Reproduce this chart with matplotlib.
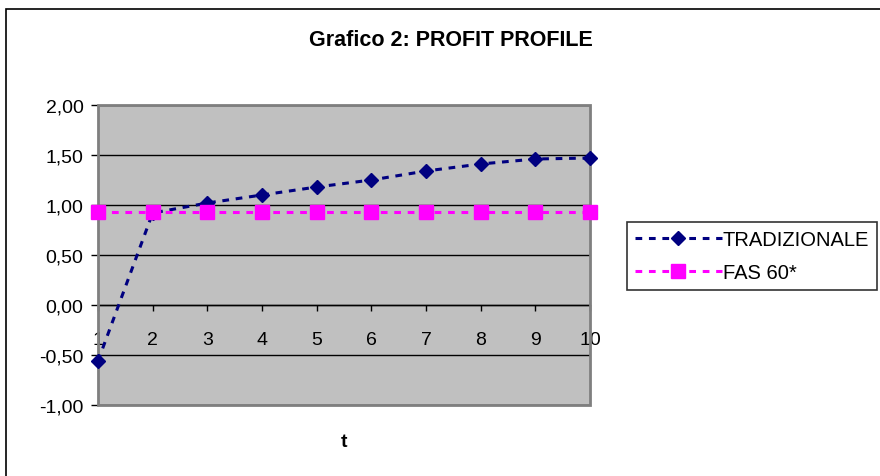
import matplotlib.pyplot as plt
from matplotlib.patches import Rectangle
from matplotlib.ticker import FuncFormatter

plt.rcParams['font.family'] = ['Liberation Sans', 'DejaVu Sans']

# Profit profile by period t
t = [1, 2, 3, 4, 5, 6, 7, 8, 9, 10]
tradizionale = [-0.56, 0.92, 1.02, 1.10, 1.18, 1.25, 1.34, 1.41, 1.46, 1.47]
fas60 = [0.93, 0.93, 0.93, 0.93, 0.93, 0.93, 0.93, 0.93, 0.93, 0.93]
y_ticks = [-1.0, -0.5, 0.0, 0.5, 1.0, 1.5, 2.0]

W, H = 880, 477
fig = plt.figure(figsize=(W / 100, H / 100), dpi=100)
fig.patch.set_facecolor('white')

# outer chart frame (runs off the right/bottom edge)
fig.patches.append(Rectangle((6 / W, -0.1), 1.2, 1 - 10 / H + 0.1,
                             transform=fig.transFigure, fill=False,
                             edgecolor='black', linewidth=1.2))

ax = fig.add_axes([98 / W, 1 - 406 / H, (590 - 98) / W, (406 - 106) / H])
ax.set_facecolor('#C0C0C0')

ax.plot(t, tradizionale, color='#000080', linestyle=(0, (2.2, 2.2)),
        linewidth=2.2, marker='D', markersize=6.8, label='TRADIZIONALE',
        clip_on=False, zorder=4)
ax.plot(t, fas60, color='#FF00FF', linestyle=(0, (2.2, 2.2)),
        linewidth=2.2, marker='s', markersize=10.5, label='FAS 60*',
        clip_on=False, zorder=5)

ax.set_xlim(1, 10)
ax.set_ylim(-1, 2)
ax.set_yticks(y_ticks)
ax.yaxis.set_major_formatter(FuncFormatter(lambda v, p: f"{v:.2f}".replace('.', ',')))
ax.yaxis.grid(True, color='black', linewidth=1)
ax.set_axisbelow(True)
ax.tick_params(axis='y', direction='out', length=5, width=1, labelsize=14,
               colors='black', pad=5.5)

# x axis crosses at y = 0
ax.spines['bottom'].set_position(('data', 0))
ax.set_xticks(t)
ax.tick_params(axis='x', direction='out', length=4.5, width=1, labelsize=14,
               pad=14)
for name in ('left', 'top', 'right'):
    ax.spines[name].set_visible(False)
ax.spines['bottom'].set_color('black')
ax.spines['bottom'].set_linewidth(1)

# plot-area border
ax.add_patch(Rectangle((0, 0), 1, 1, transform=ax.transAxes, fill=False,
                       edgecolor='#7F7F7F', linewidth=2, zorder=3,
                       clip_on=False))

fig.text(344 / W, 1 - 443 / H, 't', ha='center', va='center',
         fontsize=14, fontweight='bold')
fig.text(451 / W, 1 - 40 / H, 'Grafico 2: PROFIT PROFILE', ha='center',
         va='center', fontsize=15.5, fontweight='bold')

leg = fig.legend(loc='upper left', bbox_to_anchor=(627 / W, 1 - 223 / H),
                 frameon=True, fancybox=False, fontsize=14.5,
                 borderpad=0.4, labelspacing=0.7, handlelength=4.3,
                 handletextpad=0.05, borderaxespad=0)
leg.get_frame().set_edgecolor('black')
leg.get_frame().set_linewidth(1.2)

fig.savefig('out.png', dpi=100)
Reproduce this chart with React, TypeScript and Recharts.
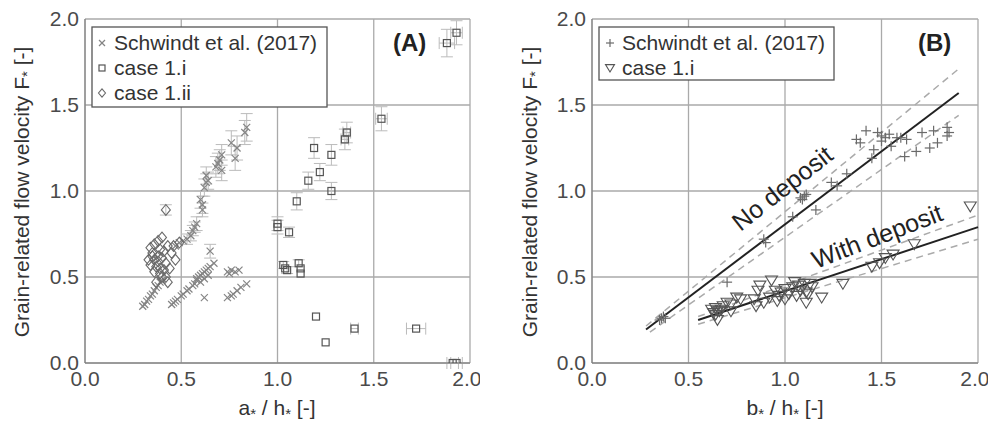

### YOUR INSTRUCTIONS
Give back exactly the lines from the first line of the data through the line with "plt.rcParams['font.family'] = ['Liberation", pictures excluded.

### SOLUTION TO THE EXERCISE
Reproduce this chart with matplotlib.
import matplotlib.pyplot as plt
from matplotlib.patches import Rectangle
from matplotlib.ticker import FuncFormatter

plt.rcParams['font.family'] = ['Liberation Sans', 'DejaVu Sans']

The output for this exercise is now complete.